SPOILER ALERT! “You should have seen the blood,” says Alfred Hitchcock himself at the end of this justly famous trailer for Psycho, in which he gives audiences a tour of the motel location where the film’s famous shower murder takes place. Too much information? Apparently not. The film was a huge success and retains its status as a prototypical shocker — and harbinger of the later slasher-movie trend that would dominate horror in the 1980s — to this day. Another case of a celebrity filmmaker stepping in front of the camera to pitch his own work.

Dr. Strangelove, or: How I Learned to Stop Worrying and Love the Bomb (1964)

Most of the trailers for Stanley Kubrick’s films are interesting (you can see a near-complete set here). The one for Dr. Strangelove has a jittery, stutter-step rhythm plus some adventurous type treatment that’s appropriate to the surreal qualities of the director’s black-comic masterpiece.
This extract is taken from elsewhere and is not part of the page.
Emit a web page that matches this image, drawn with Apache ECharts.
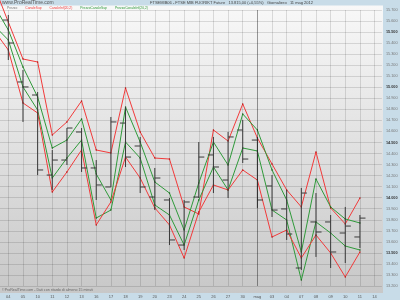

Anyone who went to see a Kubrick movie based on a trailer like this can’t say they didn’t know what they were getting into.

She’s Gotta Have It (1986)

Spike Lee had completed a well-liked short film, “Joe’s Bed-Stuy Barbershop: We Cut Heads,” before making his first feature, so he wasn’t a complete unknown. But, by Hollywood standards, he was still a nobody when he appeared in this trailer for his full-length debut, She’s Gotta Have It. A little charm, a little hustle — it’s fun to imagine that the next Spike Lee could be hitting YouTube any day now to lure film-watchers with a similar pitch.

Strange Days (1995)

Strange Days was a James Cameron-scripted, Kathryn Bigelow-directed sci-fi action movie about a machine that records one person’s experiences for brain-based playback by others. There was a teaser for Strange Days, that consisted entirely of Ralph Fiennes playing his drug-dealer-like character, hawking his wares as he stared directly into the camera. That was an OK attention-grabber, but this follow-up teaser is a blast to watch, combining just a little bit of that footage with scenes from the film that emphasize its Y2K setting and Bigelow’s estimable action chops. This is the most conventional movie preview on this list, but it’s also one of the most kinetic, energetic trailers ever cut.

Buffalo 66 (1998)

Vincent Gallo’s semi-autobiographical feature debut is well worth seeing, but it’s a fairly unsettling picture even as downbeat American indie movies go. (Talking years later about her experience shooting the film, Christina Ricci said, “I’d never encountered such insanity.” She did not mean that in a complimentary way.) This trailer — mainly still images from the film cut up to play as a jittery slideshow to the tune of the progressive anthem “Heart of the Sunrise” by Yes — is one of the most intriguing ways to promote a movie like that, even if it doesn’t give you any real idea what you’re in for.

If you’ve made it this far, you must have some of your own favorites. What are the trailers you wish you had made?